By Ryan Sutton
Jan. 29 (Bloomberg) -- Irony might be the next logical restaurant trend. Food, after all, is getting smarter. Case in point: a new Pan-Asian eatery in Manhattan's Times Square. It's called Chop Suey. It doesn't sell any chop suey. Expect a New Yorker cartoon shortly.
What do they serve instead? Sous-vide poultry. Radish foam. Mushroom gruel. Wagyu beef. Is this what tourists want?
Times Square is where out-of-towners pine for the flashy and familiar. Olive Garden hostesses cited 65-minute waits on Friday. The wait for walk-ins at Chop Suey? Nonexistent.
That's fine by me, because this place serves better grub than it has any right to. Consulting chef Zak Pelaccio (the guy behind the spicy, unhealthy Fatty Crab) brings a competent American riff to Korean, Thai and Chinese flavors. Will Goldfarb (mad scientist-pastry chef-at-large) helps out with the sweets.

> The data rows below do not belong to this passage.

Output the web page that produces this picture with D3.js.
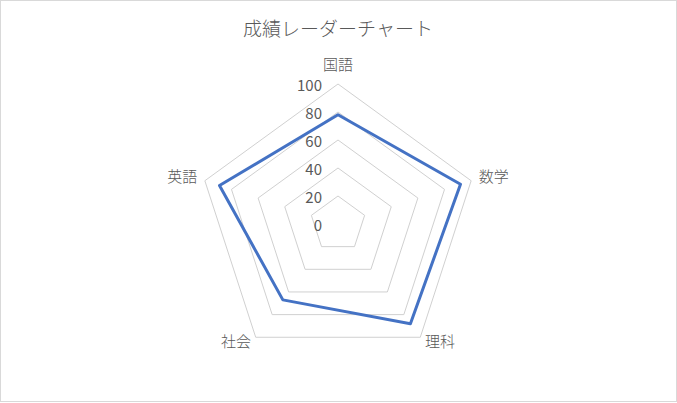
<!DOCTYPE html>
<html>

<script src="https://cdn.jsdelivr.net/npm/d3@7/dist/d3.min.js"></script>

<style>

  body, html {
    padding: 0;
    margin: 0;
    background: #fff;
  }

  svg {
    display: block;
    font-family: "Noto Sans CJK JP", "Noto Sans", sans-serif;
    font-weight: 300;
  }

</style>

<body>
  <svg width="677" height="403"></svg>

	<script>

    // chart data
    var title = '成績レーダーチャート';
    var subjects = ['国語', '数学', '理科', '社会', '英語'];
    var scores = [78, 92, 88, 67, 89];
    var ticks = [0, 20, 40, 60, 80, 100];

    var width = 677, height = 403;
    var cx = 338, cy = 224, R = 140;

    var svg = d3.select('svg');

    // outer frame
    svg.append('rect')
        .attr('x', 0.5)
        .attr('y', 0.5)
        .attr('width', width - 1)
        .attr('height', height - 2)
        .style('fill', '#fff')
        .style('stroke', '#d9d9d9');

    svg.append('text')
        .attr('x', cx)
        .attr('y', 27)
        .attr('text-anchor', 'middle')
        .attr('dominant-baseline', 'central')
        .style('font-size', '19px')
        .style('fill', '#595959')
        .text(title);

    var r = d3.scaleLinear().domain([0, 100]).range([0, R]);
    var angle = d3.scalePoint()
        .domain(subjects)
        .range([0, 2 * Math.PI * (subjects.length - 1) / subjects.length]);

    var g = svg.append('g').attr('transform', 'translate(' + cx + ',' + cy + ')');

    function point(a, rad) {
      return [Math.sin(a) * rad, -Math.cos(a) * rad];
    }

    // grid rings
    var ring = d3.line().curve(d3.curveLinearClosed);

    g.selectAll('path.grid')
      .data(ticks.filter(function (t) { return t > 0; }))
      .enter()
      .append('path')
        .attr('class', 'grid')
        .attr('d', function (t) {
          return ring(subjects.map(function (s) { return point(angle(s), r(t)); }));
        })
        .style('fill', 'none')
        .style('stroke', '#d0d0d0')
        .style('stroke-width', 1);

    // tick labels
    g.selectAll('text.tick')
      .data(ticks)
      .enter()
      .append('text')
        .attr('class', 'tick')
        .attr('x', -16)
        .attr('y', function (t) { return -r(t); })
        .attr('text-anchor', 'end')
        .attr('dominant-baseline', 'central')
        .style('font-size', '15px')
        .style('font-weight', 400)
        .style('fill', '#595959')
        .text(function (t) { return t; });

    // category labels
    g.selectAll('text.cat')
      .data(subjects)
      .enter()
      .append('text')
        .attr('class', 'cat')
        .attr('x', function (s) {
          var a = angle(s);
          return point(a, R + (a === 0 ? 21 : 8))[0];
        })
        .attr('y', function (s) {
          var a = angle(s);
          return point(a, R + (a === 0 ? 21 : 8))[1] - (a === 0 ? 0 : 3);
        })
        .attr('text-anchor', function (s) {
          var x = Math.sin(angle(s));
          return Math.abs(x) < 0.01 ? 'middle' : (x > 0 ? 'start' : 'end');
        })
        .attr('dominant-baseline', 'central')
        .style('font-size', '15px')
        .style('fill', '#595959')
        .text(function (s) { return s; });

    // data series
    g.append('path')
        .datum(subjects.map(function (s, i) { return point(angle(s), r(scores[i])); }))
        .attr('d', ring)
        .style('fill', 'none')
        .style('stroke', '#4472c4')
        .style('stroke-width', 3)
        .style('stroke-linejoin', 'round');

	</script>
</body>
</html>
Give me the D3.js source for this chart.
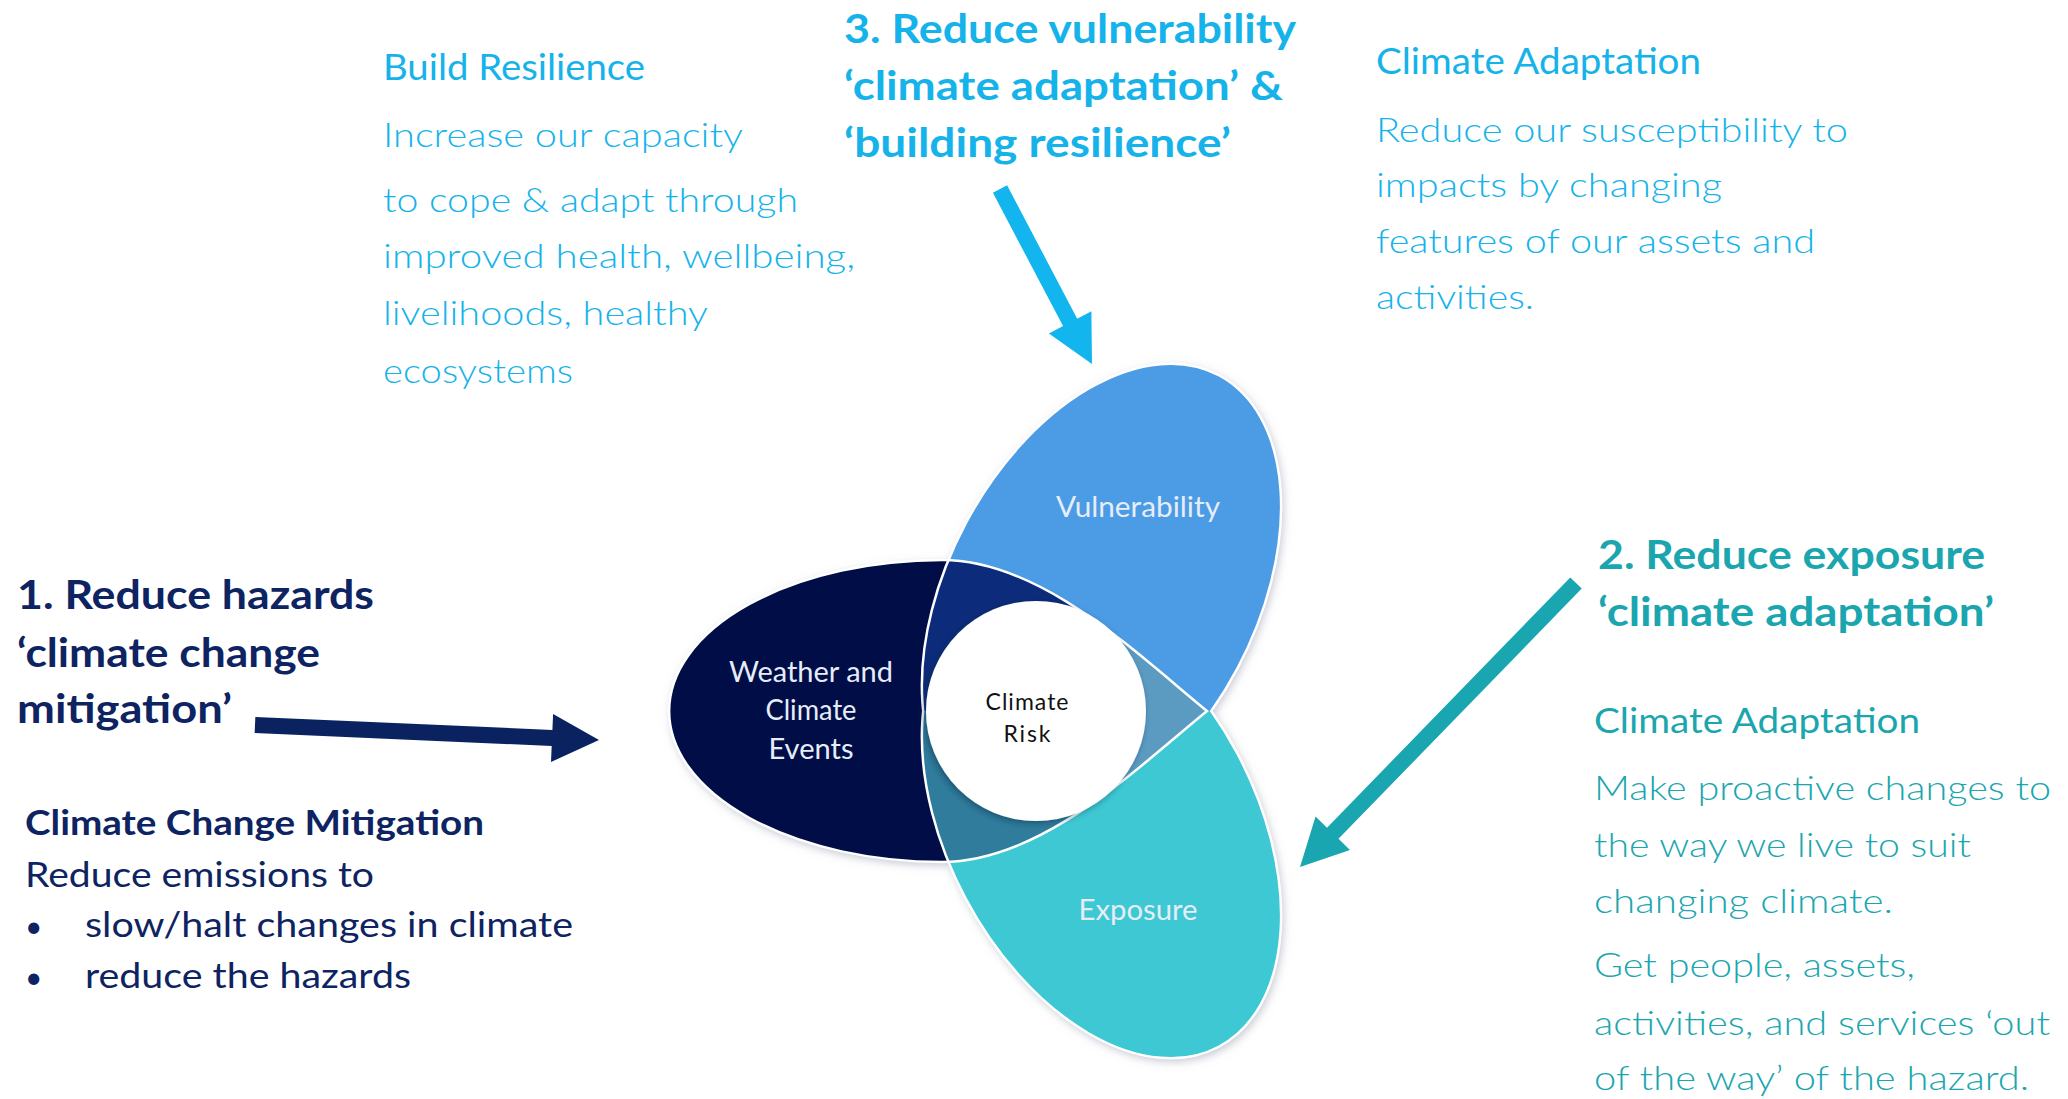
<!DOCTYPE html>
<html>
<head>
<meta charset="utf-8">
<script src="https://cdn.jsdelivr.net/npm/d3@7"></script>
<style>
  body { margin: 0; background: #ffffff; }
  svg { display: block; font-family: Lato, "Open Sans", sans-serif; }
</style>
</head>
<body>
<script>
// ---- text content ----
const resilienceLines = ["Build Resilience", "Increase our capacity", "to cope & adapt through",
  "improved health, wellbeing,", "livelihoods, healthy", "ecosystems"];
const vulnerabilityHeading = ["3. Reduce vulnerability", "\u2018climate adaptation\u2019 &", "\u2018building resilience\u2019"];
const adaptationTopLines = ["Climate Adaptation", "Reduce our susceptibility to", "impacts by changing",
  "features of our assets and", "activities."];
const hazardHeading = ["1. Reduce hazards", "\u2018climate change", "mitigation\u2019"];
const mitigationLines = ["Climate Change Mitigation", "Reduce emissions to"];
const mitigationBullets = ["slow/halt changes in climate", "reduce the hazards"];
const exposureHeading = ["2. Reduce exposure", "\u2018climate adaptation\u2019"];
const adaptationRightLines = ["Climate Adaptation", "Make proactive changes to", "the way we live to suit",
  "changing climate.", "Get people, assets,", "activities, and services \u2018out",
  "of the way\u2019 of the hazard."];
const petalLabels = ["Vulnerability", "Exposure"];
const hazardLabel = ["Weather and", "Climate", "Events"];
const centreLabel = ["Climate", "Risk"];

// ---- colours ----
const lightBlue = "#15b3ea";
const navyText = "#0e2462";
const tealText = "#1ba6af";
const navyFill = "#030d46";
const vulnFill = "#4c9be5";
const expoFill = "#3ec8d3";
const navyVuln = "#0c2c7b";
const navyExpo = "#2f7c9c";
const tripleFill = "#5b9bc1";

// ---- layout ----
const W = 2068, H = 1099;
const centre = [1036, 711];

const svg = d3.select("body").append("svg")
  .attr("width", W).attr("height", H);

const defs = svg.append("defs");
const soft = defs.append("filter").attr("id", "soft")
  .attr("x", "-20%").attr("y", "-20%").attr("width", "140%").attr("height", "140%");
soft.append("feDropShadow").attr("dx", 2).attr("dy", 3).attr("stdDeviation", 5)
  .attr("flood-color", "#8f93a8").attr("flood-opacity", 0.55);
const ring = defs.append("filter").attr("id", "ring")
  .attr("x", "-20%").attr("y", "-20%").attr("width", "140%").attr("height", "140%");
ring.append("feDropShadow").attr("dx", -2).attr("dy", 2).attr("stdDeviation", 3)
  .attr("flood-color", "#10203a").attr("flood-opacity", 0.45);

// navy petal: round outer end on the left, pointed where the other two cross
const navyPath = "M1207,711 C1137,654 1042,560 942,560 A273,151 0 0 0 942,862 C1042,862 1137,768 1207,711 Z";
const vulnEllipse = {cx: 1101.5, cy: 596, rx: 250, ry: 154, rot: -62};
const expoEllipse = {cx: 1101.5, cy: 826, rx: 250, ry: 154, rot: 62};

defs.append("clipPath").attr("id", "inNavy").append("path").attr("d", navyPath);
defs.append("clipPath").attr("id", "outNavy").append("path")
  .attr("d", `M0,0H${W}V${H}H0Z ` + navyPath).attr("clip-rule", "evenodd");
defs.append("clipPath").attr("id", "upper").append("rect")
  .attr("x", 0).attr("y", 0).attr("width", W).attr("height", centre[1]);
defs.append("clipPath").attr("id", "lower").append("rect")
  .attr("x", 0).attr("y", centre[1]).attr("width", W).attr("height", H - centre[1]);

function addEllipse(g, e) {
  return g.append("ellipse")
    .attr("cx", e.cx).attr("cy", e.cy).attr("rx", e.rx).attr("ry", e.ry)
    .attr("transform", `rotate(${e.rot} ${e.cx} ${e.cy})`);
}

const diagram = svg.append("g");

// base petals with soft shadow (vulnerability above the axis, exposure below)
const base = diagram.append("g").attr("filter", "url(#soft)");
addEllipse(base.append("g").attr("clip-path", "url(#upper)"), vulnEllipse).attr("fill", vulnFill);
addEllipse(base.append("g").attr("clip-path", "url(#lower)"), expoEllipse).attr("fill", expoFill);
base.append("path").attr("d", navyPath).attr("fill", navyFill);

// overlaps inside the navy petal
const inside = diagram.append("g").attr("clip-path", "url(#inNavy)");
addEllipse(inside.append("g").attr("clip-path", "url(#upper)"), vulnEllipse).attr("fill", navyVuln);
addEllipse(inside.append("g").attr("clip-path", "url(#lower)"), expoEllipse).attr("fill", navyExpo);

// white outlines of the two tilted petals
[["url(#upper)", vulnEllipse], ["url(#lower)", expoEllipse]].forEach(([half, e]) => {
  addEllipse(diagram.append("g").attr("clip-path", half), e)
    .attr("fill", "none").attr("stroke", "#fff").attr("stroke-width", 2.5);
});

// triple overlap to the right of the circle
diagram.append("g").attr("clip-path", "url(#inNavy)")
  .append("polygon")
  .attr("points", [[centre[0], centre[1]], [1110, 560], [1400, 711], [1110, 862]].join(" "))
  .attr("fill", tripleFill);

diagram.append("path").attr("d", navyPath)
  .attr("fill", "none").attr("stroke", "#fff").attr("stroke-width", 2.5);

// centre circle
diagram.append("circle")
  .attr("cx", centre[0]).attr("cy", centre[1]).attr("r", 110)
  .attr("fill", "#fff").attr("filter", "url(#ring)");

// labels in the petals
const labelColor = "#e6edf7";
diagram.append("g").selectAll("text").data(petalLabels).join("text")
  .attr("x", 1138).attr("y", (d, i) => [517, 920][i])
  .attr("text-anchor", "middle").attr("font-size", 28).attr("fill", labelColor)
  .attr("textLength", (d, i) => [164, 119][i]).attr("lengthAdjust", "spacingAndGlyphs")
  .text(d => d);
diagram.append("g").selectAll("text").data(hazardLabel).join("text")
  .attr("x", 811).attr("y", (d, i) => [682, 720, 759][i])
  .attr("text-anchor", "middle").attr("font-size", 28).attr("fill", labelColor)
  .attr("textLength", (d, i) => [164, 91, 85][i]).attr("lengthAdjust", "spacingAndGlyphs")
  .text(d => d);
diagram.append("g").selectAll("text").data(centreLabel).join("text")
  .attr("x", 1027).attr("y", (d, i) => [710, 742][i])
  .attr("text-anchor", "middle").attr("font-size", 23).attr("fill", "#111")
  .attr("textLength", (d, i) => [83, 47][i]).attr("lengthAdjust", "spacing")
  .text(d => d);

// ---- arrows ----
const arrows = [
  {tail: [255, 725], tip: [599, 740], color: "#0b2261"},
  {tail: [1576, 583], tip: [1300, 867], color: "#1aa6b0"},
  {tail: [1000, 189], tip: [1092, 364], color: "#12b5ee"}
];
const shaft = 16, headLen = 47, headHalf = 24;

function arrowPoints(a) {
  const dx = a.tip[0] - a.tail[0], dy = a.tip[1] - a.tail[1];
  const len = Math.hypot(dx, dy);
  const u = [dx / len, dy / len], n = [-u[1], u[0]];
  const b = [a.tip[0] - u[0] * headLen, a.tip[1] - u[1] * headLen];
  const off = (p, k) => [p[0] + n[0] * k, p[1] + n[1] * k];
  return [off(a.tail, shaft / 2), off(b, shaft / 2), off(b, headHalf), a.tip,
    off(b, -headHalf), off(b, -shaft / 2), off(a.tail, -shaft / 2)];
}

svg.append("g").selectAll("path").data(arrows).join("path")
  .attr("d", d => d3.line()(arrowPoints(d)) + "Z")
  .attr("fill", d => d.color);

// ---- text blocks ----
function textBlock(lines, cfg) {
  svg.append("g").selectAll("text").data(lines).join("text")
    .attr("x", cfg.x)
    .attr("y", (d, i) => cfg.baselines[i])
    .attr("font-size", (d, i) => cfg.sizes[i])
    .attr("font-weight", (d, i) => cfg.weights[i])
    .attr("fill", cfg.color)
    .attr("textLength", (d, i) => cfg.widths[i])
    .attr("lengthAdjust", "spacingAndGlyphs")
    .text(d => d);
}

textBlock(resilienceLines, {
  x: 383, baselines: [80, 147, 212, 268, 325, 383],
  widths: [262, 360, 415, 472, 325, 190],
  sizes: [37, 33, 33, 33, 33, 33], weights: [400, 300, 300, 300, 300, 300], color: lightBlue
});
textBlock(vulnerabilityHeading, {
  x: 844, baselines: [43, 100, 157], widths: [452, 439, 387],
  sizes: [41, 41, 41], weights: [700, 700, 700], color: lightBlue
});
textBlock(adaptationTopLines, {
  x: 1376, baselines: [74, 142, 197, 253, 309],
  widths: [325, 472, 346, 439, 158],
  sizes: [37, 34, 34, 34, 34], weights: [400, 300, 300, 300, 300], color: lightBlue
});
textBlock(hazardHeading, {
  x: 17, baselines: [609, 667, 723], widths: [357, 303, 215],
  sizes: [41, 41, 41], weights: [700, 700, 700], color: navyText
});
textBlock(mitigationLines, {
  x: 25, baselines: [835, 887], widths: [459, 349],
  sizes: [34, 34], weights: [700, 400], color: navyText
});
textBlock(mitigationBullets, {
  x: 85, baselines: [937, 988], widths: [488, 326],
  sizes: [34, 34], weights: [400, 400], color: navyText
});
svg.append("g").selectAll("text").data(mitigationBullets).join("text")
  .attr("x", 25).attr("y", (d, i) => [937, 988][i])
  .attr("font-size", 30).attr("fill", navyText).text("\u2022");
textBlock(exposureHeading, {
  x: 1598, baselines: [569, 626], widths: [387, 396],
  sizes: [41, 41], weights: [700, 700], color: tealText
});
textBlock(adaptationRightLines, {
  x: 1594, baselines: [733, 800, 857, 913, 977, 1035, 1090],
  widths: [326, 457, 377, 299, 321, 456, 435],
  sizes: [34, 34, 34, 34, 34, 34, 34], weights: [400, 300, 300, 300, 300, 300, 300], color: tealText
});
</script>
</body>
</html>
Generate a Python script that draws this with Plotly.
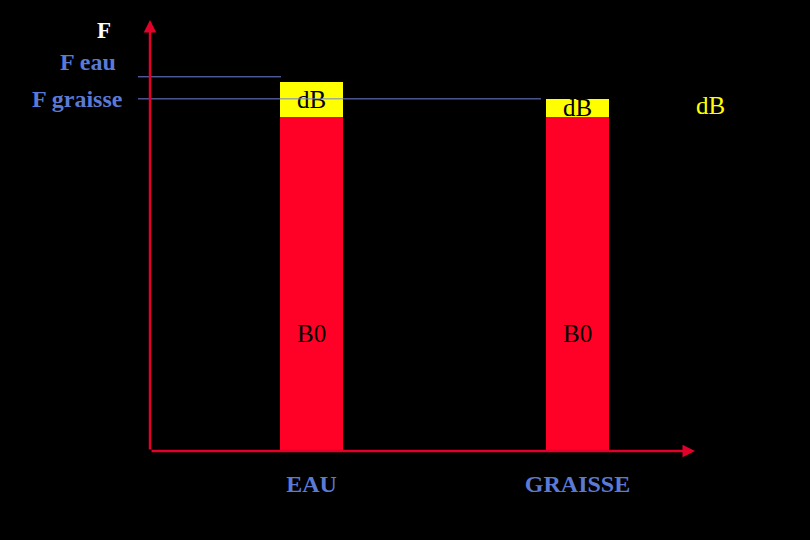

The venue is a small square box on the third floor of the Renaissance hotel. Times Square illuminates the dining room. Digital phosphorescence pummels your senses like a swarm of brand-name anglerfish glowing in the ocean deep. It's jolting, gorgeous, frightening. Hot pink leather covers the banquettes and chairs. Think ``Legally Blonde'' (the Broadway show across the street). For those who watch television, 12 video billboards outside can be viewed with perfect clarity. I stared at the Morgan Stanley stock ticker (made me dizzy).
TV Dinners
Money saving advice: Appetizers are cheaper than entrees but just as large.
Order the rice gnocchi. They're chewy, hefty. They stand up to a spicy, mind-numbingly porky Korean bolognese. Twice- caramelized swine sits atop sweet noodles, fragrant garlic, hot chilies. Rock shrimp -- crispy and barely cooked through -- balance sweet with heat and funky pork belly. If only takeout were this good.
Americans braise their short ribs. Koreans marinate them into submission, then char them on a grill. The juicy slices taste lean, so diners get a hock of heart-stopping marrow for lubrication.
Halibut is poached sous-vide (in a vacuum-sealed bag). The moist, mild fish soaks up a light-green curry. Avoid the lobster; $32 got us about five tiny, oversalted, butter-poached knobs.
Gruel? It's actually Chinese-style congee. Waiters compare it to risotto. Not true. It's closer to oatmeal. The tasty muck is studded with maitake, hon-shimeji and matsutake mushrooms. More porridge please!
Desserts were not up to speed. Smoked creme brulee tasted watery. A $13 coconut-sorbet cookie sandwich evoked a case of freezer burn.
Dinner for two cost $217.
Chop Suey is at the Renaissance Hotel, 714 Seventh Ave. at 48th Street. Information: +1-212-261-5200; http://www.marriott.com.
Soba Totto
If it's cooked, New Yorkers will eat it. If it's undercooked or raw, we'll eat it and pay even more. Go figure.
Rare steak and burgers, raw clams and oysters, swordfish sashimi, tuna sushi, steak tartare, cod carpaccio. It all works.
But not fowl. We cook our poultry through and through. So I was curious if anyone would order the rare chicken oysters (part of the thigh) at Soba Totto.
Result: sold out on Friday. So were other odd, more fully cooked parts. Like soft bones, knee bones, necks and tails. Only the hearts were available -- along with more common cuts. And by common cuts I mean livers and gizzards.
Expect very strong flavors and a very Japanese clientele at this new izakaya near Grand Central Station -- a place to wash down salty snacks with beer or sake. (There's a sister venue, Yakitori Totto, across town.)
Chewy Hearts
Totto looks like a sushi bar. Except the chefs wield sticks of land-roving flesh. They lay the morsels atop a charcoal grill. They sprinkle salt here. Pepper there. Everyone watches. I salivate. Ask for a seat at the blond counter. Order meat. Lots of it. Skewers are $3 or so.
Here's a chicken cheat sheet. Hearts: chewy and livery. Thighs: juicy and meaty. Skin: a fowl version of fried pork rinds. Meatball: medium-rare with a sweet, crusty sauce. Those rare oysters I snagged on a separate visit: slightly spongy, slightly bloody with a pure poultry taste.
Japanese buckwheat noodles (soba) are available too. They're still a work in progress, not as dense, dark or al dente as they should be.
Dessert? Clean, cold, apricot flavored tofu will make you reconsider soy-based puddings.
Dinner for two cost $85.
Soba Totto is at 211 E. 43rd St., near Third Avenue. Information: +1-212-557-8200.
(Ryan Sutton is a writer for Bloomberg News. The opinions expressed are his own.)